On 23/01/2008, M.-A. Lemburg <[EMAIL PROTECTED]> wrote:
> On 2008-01-23 02:18, James Henstridge wrote:
> >> [XID format used in XA]
> >> So, essentially, only the global transaction id and the branch id
> >> are relevant and both are represented in the data string.
> >
> > One interesting part of that is the "If OSI CCR naming is used, then
> > the XID's formatID element should be set to 0; if some other format is
> > used, then the formatID element should be greater than 0."
> >
> > I took a quick look at a few J2EE servers (which use XA), to see what
> > they do for transaction managers.  Neither JBoss or Geronimo seem to
> > use formatID=0, but instead use magic numbers that I presume are
> > intended to determine if they created the transaction ID.
> >
> > That said, the selection of format identifiers seems a bit ad-hoc:
> > Geronimo uses 0x4765526f, which has a byte representation of "GeRo".
> >
> > It seems that you could do pretty much the same thing by getting TMs
> > to check the global ID itself ...
>
> So we do need to store the "formatID" as well ?
>
> >> BTW, there's a nice extension module that let's you hook Python
> >> between the TM and RM using XA:
> >>
> >>     http://www.hare.demon.co.uk/pyxasw/
> >
> >
> >
> >>> I do see a use for the branch qualifier though.  In a distributed
> >>> transaction, each resource should have a different transaction ID that
> >>> share a common global transaction ID but separate branch qualifiers.
> >>>
> >>> As transaction IDs are global within database clusters for some
> >>> backends (PostgreSQL, MySQL and probably others), the branch qualifier
> >>> is necessary if two databases from the cluster are used in the global
> >>> transaction.
> >>>
> >>> I think it is worth making the API such that it is easy to program to
> >>> best practices.
> >> The DB-API has always tried to not get in the way of how
> >> a particular backends needs its configuration data, so
> >> I think we can still have a single string using a database
> >> backend specific format.

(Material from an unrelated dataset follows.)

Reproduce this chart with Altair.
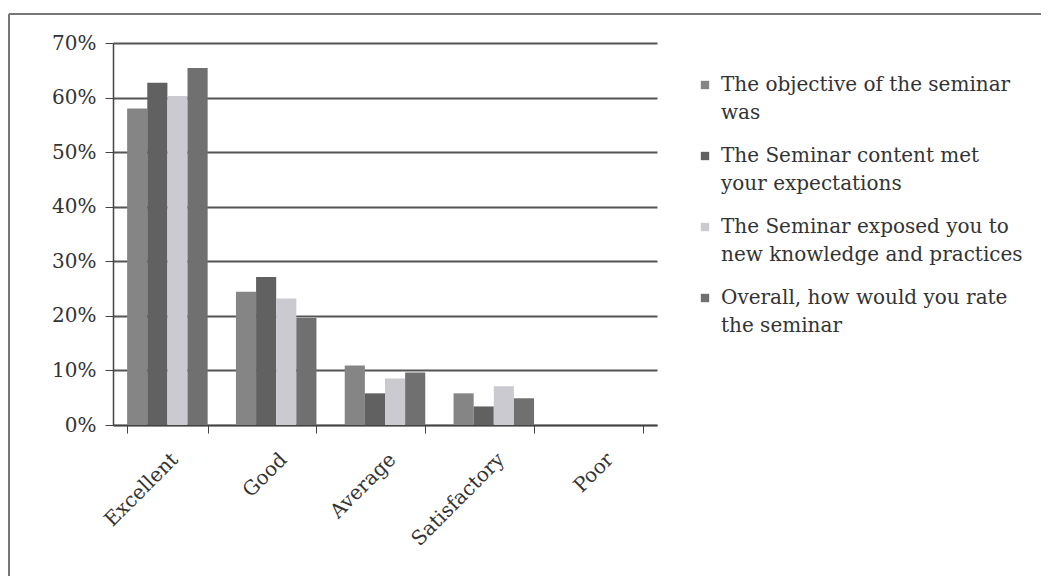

This could then include one or more
> >> of the above id parts.
> >>
> >> The implementation can then decode the string representation
> >> of the transaction id components into whatever format is
> >> needed by the backend.
> >
> > The two reasons I see for using an object to represent transactions
> > that contains a global part and branch part are:
> >
> > 1. round tripping a transaction ID from xa_recover() to
> > xa_commit()/xa_rollback().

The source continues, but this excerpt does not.